Further information about funding and scholarships can be found on the Scholarships and funding website.
The normal minimum qualifications are a good second-class Bachelor's degree from a UK university or an overseas qualification of an equivalent standard.
A second acceptable qualification is a degree of lower than second-class Honours standard, or an equivalent overseas qualification, in a subject appropriate to the programme, plus relevant work experience. Applicants who do not hold a first degree may, in exceptional cases, be admitted to the programme if they are able to demonstrate considerable senior-level professional experience in planning or a related field.

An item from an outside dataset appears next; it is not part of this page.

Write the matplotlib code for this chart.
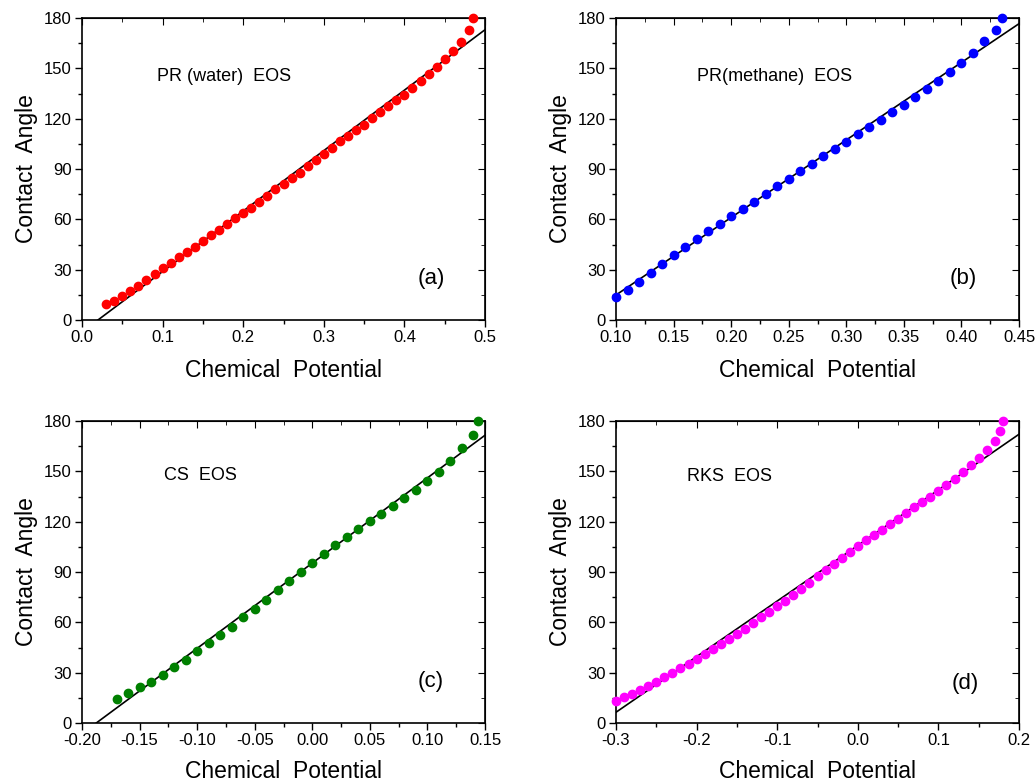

Select your country for equivalent alternative requirements
English language proficiency level: Standard
How to apply
Applications should be made by 1 August 2014 or by 5 September 2014 for flexible/modular applicants.
Who can apply?
Participants from a range of backgrounds, including those working in or aspiring to work in international aid agencies, central government and local authorities, non-governmental organisations, academia and the private sector will benefit from this programme. Students come from a variety of disciplines, including planning, architecture, geography, economics, political science and sociology.
What are we looking for?
When we assess your application we would like to learn:
- why you want to study Urban Development Planning at graduate level
- why you want to study Urban Development Planning at UCL
- what particularly attracts you to the chosen programme
- how your academic and professional background meets the demands of this challenging programme
- where you would like to go professionally with your degree
This MSc is widely recognised by international organisations and agencies (such as UN agencies and the World Bank) and bilateral aid organisations from different countries. Graduate destinations range from UK-based organisations in the public, private and community sectors to governmental, inter-governmental and non-governmental organisations which operate in a development capacity in the South. Graduates have also been employed by international NGOs and Aid and Development Agencies. Some graduates return to their home countries and engage in the practice, teaching or research of urban development practice; other graduates have successfully sought employment in international development organisations away from their own countries.
"The students at the DPU come from many international locations and backgrounds, which means we are always hearing about developments in different parts of the world from people who have first experience of them, whether this is in Syria, Indonesia, Congo or Brazil."
Dr Vanesa Castán Broto
Lecturer in Environment and Sustainable Development
"London is the hub of the most interesting things going on in the UK, with governmental organisations, built environment consultancies and some great academic institutions."